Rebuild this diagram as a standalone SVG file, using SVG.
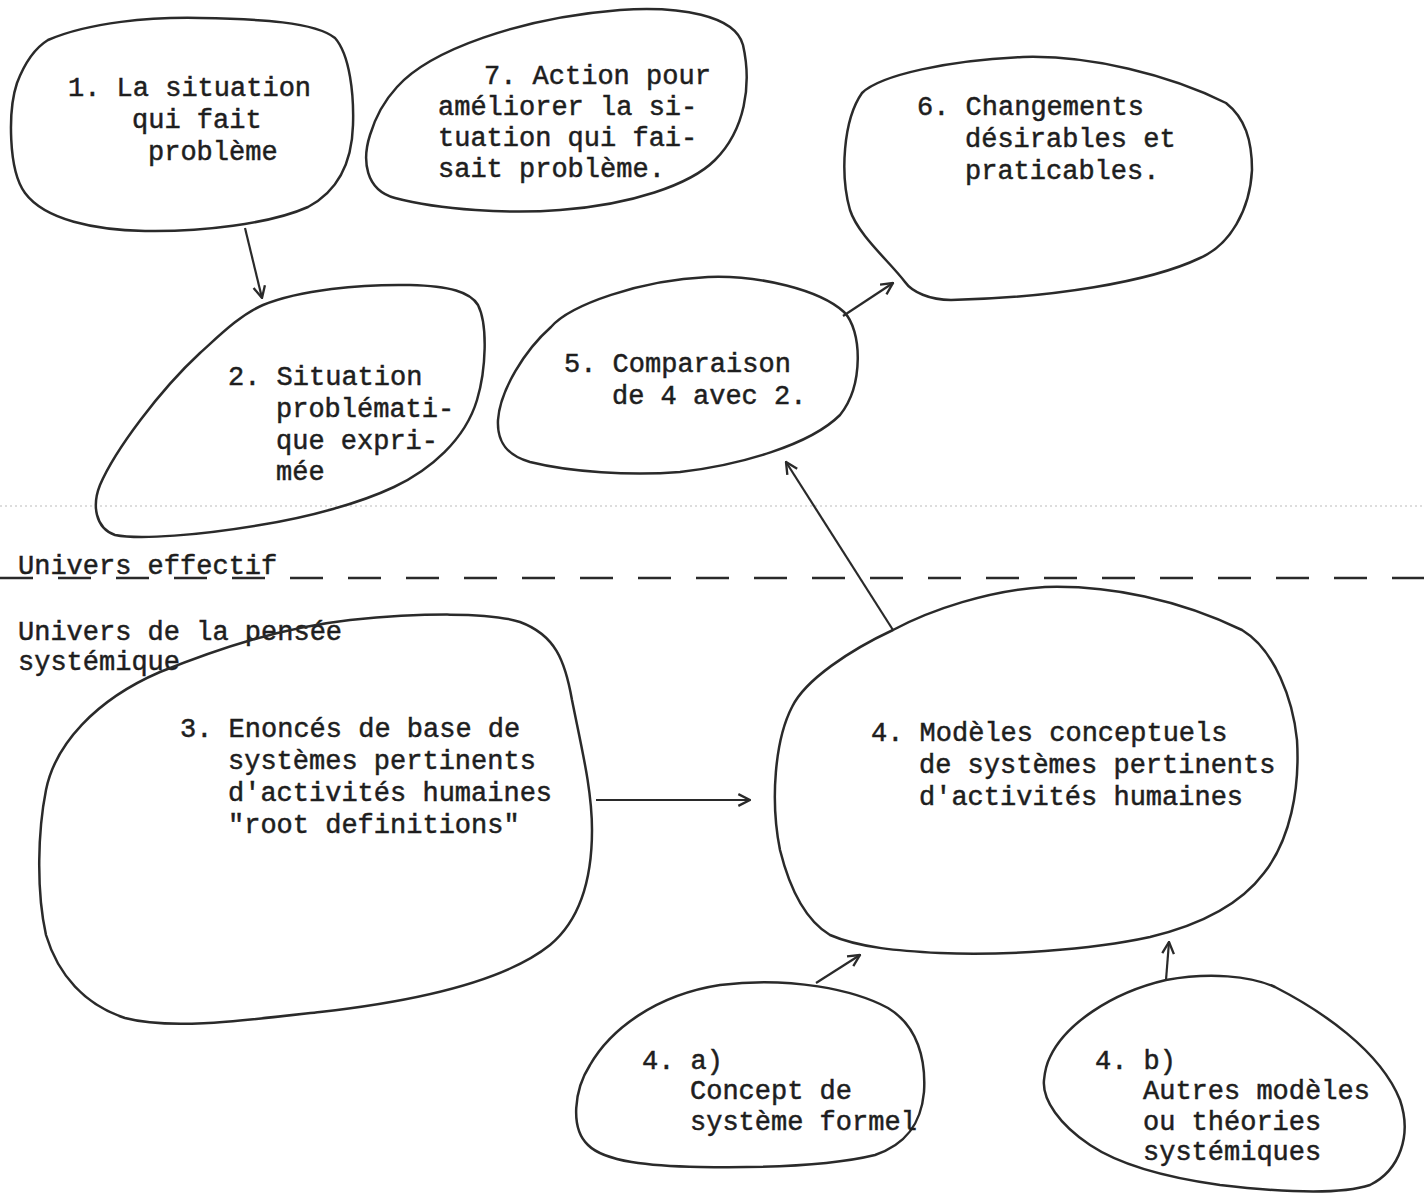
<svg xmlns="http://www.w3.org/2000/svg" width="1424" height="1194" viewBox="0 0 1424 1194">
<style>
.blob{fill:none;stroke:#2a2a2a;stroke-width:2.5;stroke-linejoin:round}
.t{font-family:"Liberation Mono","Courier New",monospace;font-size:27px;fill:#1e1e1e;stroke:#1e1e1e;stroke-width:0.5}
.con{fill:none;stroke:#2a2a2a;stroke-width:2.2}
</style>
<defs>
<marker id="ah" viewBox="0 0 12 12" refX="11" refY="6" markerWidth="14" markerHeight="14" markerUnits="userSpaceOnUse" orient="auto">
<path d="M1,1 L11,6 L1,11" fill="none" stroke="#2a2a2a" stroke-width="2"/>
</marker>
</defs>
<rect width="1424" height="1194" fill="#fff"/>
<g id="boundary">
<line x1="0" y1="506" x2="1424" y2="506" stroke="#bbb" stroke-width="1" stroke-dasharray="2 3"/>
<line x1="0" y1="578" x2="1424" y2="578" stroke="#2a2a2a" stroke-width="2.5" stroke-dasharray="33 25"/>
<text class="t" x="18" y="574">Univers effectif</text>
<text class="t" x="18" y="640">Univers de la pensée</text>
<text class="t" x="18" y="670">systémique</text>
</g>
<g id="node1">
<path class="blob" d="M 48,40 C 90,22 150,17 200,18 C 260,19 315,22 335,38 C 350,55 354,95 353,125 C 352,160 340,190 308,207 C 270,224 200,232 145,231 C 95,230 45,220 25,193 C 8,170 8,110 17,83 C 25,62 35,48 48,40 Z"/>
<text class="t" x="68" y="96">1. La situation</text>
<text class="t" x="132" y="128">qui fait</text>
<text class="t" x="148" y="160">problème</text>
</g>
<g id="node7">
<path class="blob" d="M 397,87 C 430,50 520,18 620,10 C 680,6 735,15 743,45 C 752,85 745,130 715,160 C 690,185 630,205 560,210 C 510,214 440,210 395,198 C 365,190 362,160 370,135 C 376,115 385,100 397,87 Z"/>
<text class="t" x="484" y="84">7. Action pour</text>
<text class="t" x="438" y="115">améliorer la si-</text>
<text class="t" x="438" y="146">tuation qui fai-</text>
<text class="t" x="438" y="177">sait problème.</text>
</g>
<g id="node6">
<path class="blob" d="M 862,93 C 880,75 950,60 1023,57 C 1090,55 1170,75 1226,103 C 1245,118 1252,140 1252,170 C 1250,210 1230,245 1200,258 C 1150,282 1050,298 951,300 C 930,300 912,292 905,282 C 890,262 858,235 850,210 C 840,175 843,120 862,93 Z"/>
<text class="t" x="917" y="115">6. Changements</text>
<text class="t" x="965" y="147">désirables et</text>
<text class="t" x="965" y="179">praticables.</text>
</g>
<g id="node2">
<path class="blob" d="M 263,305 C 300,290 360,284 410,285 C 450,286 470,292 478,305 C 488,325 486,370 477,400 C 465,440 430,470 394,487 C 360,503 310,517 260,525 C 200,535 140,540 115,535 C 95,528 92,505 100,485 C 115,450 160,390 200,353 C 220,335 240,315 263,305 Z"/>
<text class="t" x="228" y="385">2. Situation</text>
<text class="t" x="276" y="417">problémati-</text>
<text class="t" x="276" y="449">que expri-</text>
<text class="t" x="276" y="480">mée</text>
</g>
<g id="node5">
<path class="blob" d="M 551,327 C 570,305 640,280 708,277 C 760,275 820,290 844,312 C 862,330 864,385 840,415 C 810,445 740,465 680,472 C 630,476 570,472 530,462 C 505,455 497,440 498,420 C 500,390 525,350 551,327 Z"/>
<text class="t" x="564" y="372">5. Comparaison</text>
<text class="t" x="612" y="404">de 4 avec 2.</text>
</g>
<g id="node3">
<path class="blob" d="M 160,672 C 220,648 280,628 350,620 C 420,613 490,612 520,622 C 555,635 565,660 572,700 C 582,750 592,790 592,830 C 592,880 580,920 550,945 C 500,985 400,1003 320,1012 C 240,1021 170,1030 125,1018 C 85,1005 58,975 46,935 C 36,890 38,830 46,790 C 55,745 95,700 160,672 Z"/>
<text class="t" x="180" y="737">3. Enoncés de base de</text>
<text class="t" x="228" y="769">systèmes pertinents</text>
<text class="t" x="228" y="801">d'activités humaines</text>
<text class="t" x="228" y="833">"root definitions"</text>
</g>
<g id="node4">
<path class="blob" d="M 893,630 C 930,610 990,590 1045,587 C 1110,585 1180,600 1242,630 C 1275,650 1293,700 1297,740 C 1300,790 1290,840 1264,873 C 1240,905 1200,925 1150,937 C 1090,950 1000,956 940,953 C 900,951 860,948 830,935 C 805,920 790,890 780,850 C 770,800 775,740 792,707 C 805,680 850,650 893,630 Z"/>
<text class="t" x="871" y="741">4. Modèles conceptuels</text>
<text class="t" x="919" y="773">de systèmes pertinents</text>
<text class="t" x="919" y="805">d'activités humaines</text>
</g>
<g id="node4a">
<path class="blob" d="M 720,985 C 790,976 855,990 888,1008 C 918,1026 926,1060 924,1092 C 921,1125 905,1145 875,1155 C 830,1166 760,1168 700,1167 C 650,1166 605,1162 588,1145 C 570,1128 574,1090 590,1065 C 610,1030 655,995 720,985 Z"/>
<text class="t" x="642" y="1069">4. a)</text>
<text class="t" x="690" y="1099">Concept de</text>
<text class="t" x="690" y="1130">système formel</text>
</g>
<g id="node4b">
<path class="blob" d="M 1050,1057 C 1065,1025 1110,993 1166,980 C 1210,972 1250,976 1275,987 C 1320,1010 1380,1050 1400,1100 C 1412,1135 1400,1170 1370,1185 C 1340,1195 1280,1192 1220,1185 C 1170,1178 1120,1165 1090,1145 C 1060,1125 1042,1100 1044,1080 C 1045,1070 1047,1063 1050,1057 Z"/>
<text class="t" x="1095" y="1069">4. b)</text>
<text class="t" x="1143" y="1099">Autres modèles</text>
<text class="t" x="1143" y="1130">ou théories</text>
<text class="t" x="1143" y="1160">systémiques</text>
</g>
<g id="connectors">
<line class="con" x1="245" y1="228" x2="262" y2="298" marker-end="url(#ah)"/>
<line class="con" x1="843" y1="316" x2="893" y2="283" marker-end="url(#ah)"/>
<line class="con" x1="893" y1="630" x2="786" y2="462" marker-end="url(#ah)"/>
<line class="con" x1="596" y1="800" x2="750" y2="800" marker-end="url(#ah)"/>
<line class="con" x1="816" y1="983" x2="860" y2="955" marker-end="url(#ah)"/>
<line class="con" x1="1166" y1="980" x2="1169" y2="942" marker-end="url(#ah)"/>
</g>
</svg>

::::::::

■ **Directions**: Write out the whole listing exactly, and drop the pictures.

■ **Solution to this task**:
Rebuild this diagram as a standalone SVG file, using SVG.
<svg xmlns="http://www.w3.org/2000/svg" width="1424" height="1194" viewBox="0 0 1424 1194">
<style>
.blob{fill:none;stroke:#2a2a2a;stroke-width:2.5;stroke-linejoin:round}
.t{font-family:"Liberation Mono","Courier New",monospace;font-size:27px;fill:#1e1e1e;stroke:#1e1e1e;stroke-width:0.5}
.con{fill:none;stroke:#2a2a2a;stroke-width:2.2}
</style>
<defs>
<marker id="ah" viewBox="0 0 12 12" refX="11" refY="6" markerWidth="14" markerHeight="14" markerUnits="userSpaceOnUse" orient="auto">
<path d="M1,1 L11,6 L1,11" fill="none" stroke="#2a2a2a" stroke-width="2"/>
</marker>
</defs>
<rect width="1424" height="1194" fill="#fff"/>
<g id="boundary">
<line x1="0" y1="506" x2="1424" y2="506" stroke="#bbb" stroke-width="1" stroke-dasharray="2 3"/>
<line x1="0" y1="578" x2="1424" y2="578" stroke="#2a2a2a" stroke-width="2.5" stroke-dasharray="33 25"/>
<text class="t" x="18" y="574">Univers effectif</text>
<text class="t" x="18" y="640">Univers de la pensée</text>
<text class="t" x="18" y="670">systémique</text>
</g>
<g id="node1">
<path class="blob" d="M 48,40 C 90,22 150,17 200,18 C 260,19 315,22 335,38 C 350,55 354,95 353,125 C 352,160 340,190 308,207 C 270,224 200,232 145,231 C 95,230 45,220 25,193 C 8,170 8,110 17,83 C 25,62 35,48 48,40 Z"/>
<text class="t" x="68" y="96">1. La situation</text>
<text class="t" x="132" y="128">qui fait</text>
<text class="t" x="148" y="160">problème</text>
</g>
<g id="node7">
<path class="blob" d="M 397,87 C 430,50 520,18 620,10 C 680,6 735,15 743,45 C 752,85 745,130 715,160 C 690,185 630,205 560,210 C 510,214 440,210 395,198 C 365,190 362,160 370,135 C 376,115 385,100 397,87 Z"/>
<text class="t" x="484" y="84">7. Action pour</text>
<text class="t" x="438" y="115">améliorer la si-</text>
<text class="t" x="438" y="146">tuation qui fai-</text>
<text class="t" x="438" y="177">sait problème.</text>
</g>
<g id="node6">
<path class="blob" d="M 862,93 C 880,75 950,60 1023,57 C 1090,55 1170,75 1226,103 C 1245,118 1252,140 1252,170 C 1250,210 1230,245 1200,258 C 1150,282 1050,298 951,300 C 930,300 912,292 905,282 C 890,262 858,235 850,210 C 840,175 843,120 862,93 Z"/>
<text class="t" x="917" y="115">6. Changements</text>
<text class="t" x="965" y="147">désirables et</text>
<text class="t" x="965" y="179">praticables.</text>
</g>
<g id="node2">
<path class="blob" d="M 263,305 C 300,290 360,284 410,285 C 450,286 470,292 478,305 C 488,325 486,370 477,400 C 465,440 430,470 394,487 C 360,503 310,517 260,525 C 200,535 140,540 115,535 C 95,528 92,505 100,485 C 115,450 160,390 200,353 C 220,335 240,315 263,305 Z"/>
<text class="t" x="228" y="385">2. Situation</text>
<text class="t" x="276" y="417">problémati-</text>
<text class="t" x="276" y="449">que expri-</text>
<text class="t" x="276" y="480">mée</text>
</g>
<g id="node5">
<path class="blob" d="M 551,327 C 570,305 640,280 708,277 C 760,275 820,290 844,312 C 862,330 864,385 840,415 C 810,445 740,465 680,472 C 630,476 570,472 530,462 C 505,455 497,440 498,420 C 500,390 525,350 551,327 Z"/>
<text class="t" x="564" y="372">5. Comparaison</text>
<text class="t" x="612" y="404">de 4 avec 2.</text>
</g>
<g id="node3">
<path class="blob" d="M 160,672 C 220,648 280,628 350,620 C 420,613 490,612 520,622 C 555,635 565,660 572,700 C 582,750 592,790 592,830 C 592,880 580,920 550,945 C 500,985 400,1003 320,1012 C 240,1021 170,1030 125,1018 C 85,1005 58,975 46,935 C 36,890 38,830 46,790 C 55,745 95,700 160,672 Z"/>
<text class="t" x="180" y="737">3. Enoncés de base de</text>
<text class="t" x="228" y="769">systèmes pertinents</text>
<text class="t" x="228" y="801">d'activités humaines</text>
<text class="t" x="228" y="833">"root definitions"</text>
</g>
<g id="node4">
<path class="blob" d="M 893,630 C 930,610 990,590 1045,587 C 1110,585 1180,600 1242,630 C 1275,650 1293,700 1297,740 C 1300,790 1290,840 1264,873 C 1240,905 1200,925 1150,937 C 1090,950 1000,956 940,953 C 900,951 860,948 830,935 C 805,920 790,890 780,850 C 770,800 775,740 792,707 C 805,680 850,650 893,630 Z"/>
<text class="t" x="871" y="741">4. Modèles conceptuels</text>
<text class="t" x="919" y="773">de systèmes pertinents</text>
<text class="t" x="919" y="805">d'activités humaines</text>
</g>
<g id="node4a">
<path class="blob" d="M 720,985 C 790,976 855,990 888,1008 C 918,1026 926,1060 924,1092 C 921,1125 905,1145 875,1155 C 830,1166 760,1168 700,1167 C 650,1166 605,1162 588,1145 C 570,1128 574,1090 590,1065 C 610,1030 655,995 720,985 Z"/>
<text class="t" x="642" y="1069">4. a)</text>
<text class="t" x="690" y="1099">Concept de</text>
<text class="t" x="690" y="1130">système formel</text>
</g>
<g id="node4b">
<path class="blob" d="M 1050,1057 C 1065,1025 1110,993 1166,980 C 1210,972 1250,976 1275,987 C 1320,1010 1380,1050 1400,1100 C 1412,1135 1400,1170 1370,1185 C 1340,1195 1280,1192 1220,1185 C 1170,1178 1120,1165 1090,1145 C 1060,1125 1042,1100 1044,1080 C 1045,1070 1047,1063 1050,1057 Z"/>
<text class="t" x="1095" y="1069">4. b)</text>
<text class="t" x="1143" y="1099">Autres modèles</text>
<text class="t" x="1143" y="1130">ou théories</text>
<text class="t" x="1143" y="1160">systémiques</text>
</g>
<g id="connectors">
<line class="con" x1="245" y1="228" x2="262" y2="298" marker-end="url(#ah)"/>
<line class="con" x1="843" y1="316" x2="893" y2="283" marker-end="url(#ah)"/>
<line class="con" x1="893" y1="630" x2="786" y2="462" marker-end="url(#ah)"/>
<line class="con" x1="596" y1="800" x2="750" y2="800" marker-end="url(#ah)"/>
<line class="con" x1="816" y1="983" x2="860" y2="955" marker-end="url(#ah)"/>
<line class="con" x1="1166" y1="980" x2="1169" y2="942" marker-end="url(#ah)"/>
</g>
</svg>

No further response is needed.